Figure scripts:
↓↓↓

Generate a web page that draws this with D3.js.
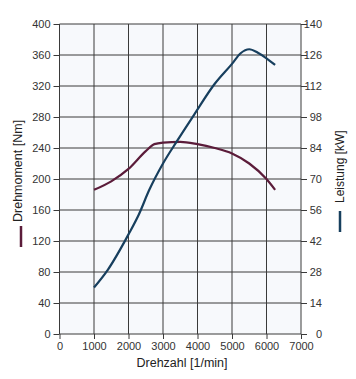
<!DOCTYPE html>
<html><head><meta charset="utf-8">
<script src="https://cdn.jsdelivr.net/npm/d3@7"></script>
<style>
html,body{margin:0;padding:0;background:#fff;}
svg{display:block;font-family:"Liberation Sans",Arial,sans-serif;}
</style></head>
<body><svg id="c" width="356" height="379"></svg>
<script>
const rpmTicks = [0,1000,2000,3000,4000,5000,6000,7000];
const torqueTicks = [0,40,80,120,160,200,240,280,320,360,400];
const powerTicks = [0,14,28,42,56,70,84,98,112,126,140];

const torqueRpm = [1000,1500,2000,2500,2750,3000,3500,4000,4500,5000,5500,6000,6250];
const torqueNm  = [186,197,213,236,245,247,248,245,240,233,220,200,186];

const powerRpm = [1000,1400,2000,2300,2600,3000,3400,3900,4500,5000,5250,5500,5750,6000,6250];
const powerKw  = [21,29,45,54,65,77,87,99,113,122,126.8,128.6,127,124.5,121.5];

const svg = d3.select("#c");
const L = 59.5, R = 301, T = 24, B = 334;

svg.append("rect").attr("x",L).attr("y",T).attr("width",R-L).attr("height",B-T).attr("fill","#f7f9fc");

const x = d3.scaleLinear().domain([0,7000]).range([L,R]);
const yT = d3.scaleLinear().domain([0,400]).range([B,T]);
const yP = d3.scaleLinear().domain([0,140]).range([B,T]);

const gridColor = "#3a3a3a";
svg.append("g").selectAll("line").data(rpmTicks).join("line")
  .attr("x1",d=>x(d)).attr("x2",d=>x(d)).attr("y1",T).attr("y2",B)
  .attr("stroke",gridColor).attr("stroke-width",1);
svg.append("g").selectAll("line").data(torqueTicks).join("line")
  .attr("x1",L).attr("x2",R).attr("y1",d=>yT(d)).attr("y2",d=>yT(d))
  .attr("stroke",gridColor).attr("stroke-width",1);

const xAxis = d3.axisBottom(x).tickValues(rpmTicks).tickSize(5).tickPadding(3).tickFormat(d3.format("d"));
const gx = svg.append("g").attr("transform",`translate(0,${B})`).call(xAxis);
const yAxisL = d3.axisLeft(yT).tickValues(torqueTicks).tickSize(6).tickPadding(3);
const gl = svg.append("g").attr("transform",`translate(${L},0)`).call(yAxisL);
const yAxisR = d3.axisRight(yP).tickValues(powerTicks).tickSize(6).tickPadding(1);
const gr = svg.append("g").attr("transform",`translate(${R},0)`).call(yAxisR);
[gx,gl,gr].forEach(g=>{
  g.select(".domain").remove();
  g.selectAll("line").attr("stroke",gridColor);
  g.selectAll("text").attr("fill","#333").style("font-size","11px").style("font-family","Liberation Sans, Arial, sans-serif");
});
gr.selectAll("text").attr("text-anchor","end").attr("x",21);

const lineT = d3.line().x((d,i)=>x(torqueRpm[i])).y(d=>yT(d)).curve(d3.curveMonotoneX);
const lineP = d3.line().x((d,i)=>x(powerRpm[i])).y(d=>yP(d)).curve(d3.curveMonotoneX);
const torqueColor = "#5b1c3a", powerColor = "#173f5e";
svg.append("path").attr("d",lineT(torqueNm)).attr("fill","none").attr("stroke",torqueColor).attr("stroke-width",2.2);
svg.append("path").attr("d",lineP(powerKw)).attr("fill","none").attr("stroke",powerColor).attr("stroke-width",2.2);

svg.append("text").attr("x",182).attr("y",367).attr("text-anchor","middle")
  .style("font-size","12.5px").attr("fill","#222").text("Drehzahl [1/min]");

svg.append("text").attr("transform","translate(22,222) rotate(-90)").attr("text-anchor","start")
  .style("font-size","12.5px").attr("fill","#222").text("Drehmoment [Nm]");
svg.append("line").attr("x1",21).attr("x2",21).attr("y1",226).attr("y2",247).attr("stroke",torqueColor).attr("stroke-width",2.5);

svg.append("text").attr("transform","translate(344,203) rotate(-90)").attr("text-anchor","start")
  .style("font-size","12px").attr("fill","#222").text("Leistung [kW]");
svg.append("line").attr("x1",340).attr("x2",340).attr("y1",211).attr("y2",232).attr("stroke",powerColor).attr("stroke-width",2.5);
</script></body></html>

↑↑↑
↓↓↓

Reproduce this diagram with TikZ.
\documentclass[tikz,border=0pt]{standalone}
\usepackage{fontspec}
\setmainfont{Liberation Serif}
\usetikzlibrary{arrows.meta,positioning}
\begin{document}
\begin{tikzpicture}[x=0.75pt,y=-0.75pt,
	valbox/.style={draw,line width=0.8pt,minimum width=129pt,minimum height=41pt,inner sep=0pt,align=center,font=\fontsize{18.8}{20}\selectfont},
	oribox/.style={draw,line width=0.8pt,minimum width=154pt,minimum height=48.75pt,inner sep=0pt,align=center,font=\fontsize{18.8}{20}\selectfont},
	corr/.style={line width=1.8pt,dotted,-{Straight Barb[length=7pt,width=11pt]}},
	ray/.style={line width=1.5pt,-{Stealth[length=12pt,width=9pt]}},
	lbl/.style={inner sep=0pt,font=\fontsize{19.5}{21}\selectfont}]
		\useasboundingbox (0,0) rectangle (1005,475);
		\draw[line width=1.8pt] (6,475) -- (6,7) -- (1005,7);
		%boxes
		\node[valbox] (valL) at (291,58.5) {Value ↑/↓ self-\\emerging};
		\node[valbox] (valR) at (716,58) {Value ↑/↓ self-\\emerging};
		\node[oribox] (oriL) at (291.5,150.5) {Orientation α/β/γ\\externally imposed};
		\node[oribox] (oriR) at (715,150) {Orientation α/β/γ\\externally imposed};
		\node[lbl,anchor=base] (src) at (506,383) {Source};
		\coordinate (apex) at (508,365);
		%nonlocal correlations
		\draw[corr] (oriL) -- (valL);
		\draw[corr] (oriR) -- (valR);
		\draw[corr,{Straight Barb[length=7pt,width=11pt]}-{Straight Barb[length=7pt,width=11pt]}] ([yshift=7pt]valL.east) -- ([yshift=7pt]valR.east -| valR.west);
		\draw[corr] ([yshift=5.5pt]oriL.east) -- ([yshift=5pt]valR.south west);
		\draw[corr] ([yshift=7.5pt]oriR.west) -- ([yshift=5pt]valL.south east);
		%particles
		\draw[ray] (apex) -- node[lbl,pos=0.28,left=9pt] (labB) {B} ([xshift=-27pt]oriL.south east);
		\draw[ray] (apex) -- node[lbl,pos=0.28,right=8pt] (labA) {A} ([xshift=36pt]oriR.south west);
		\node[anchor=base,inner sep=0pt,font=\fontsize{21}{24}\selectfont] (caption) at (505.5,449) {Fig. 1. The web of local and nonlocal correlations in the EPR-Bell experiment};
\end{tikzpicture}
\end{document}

↑↑↑

| REQUIREMENT |
Review the material and copy each line in which the word "with" appears.

| EXERCISE RESULT |
Generate a web page that draws this with D3.js.
Reproduce this diagram with TikZ.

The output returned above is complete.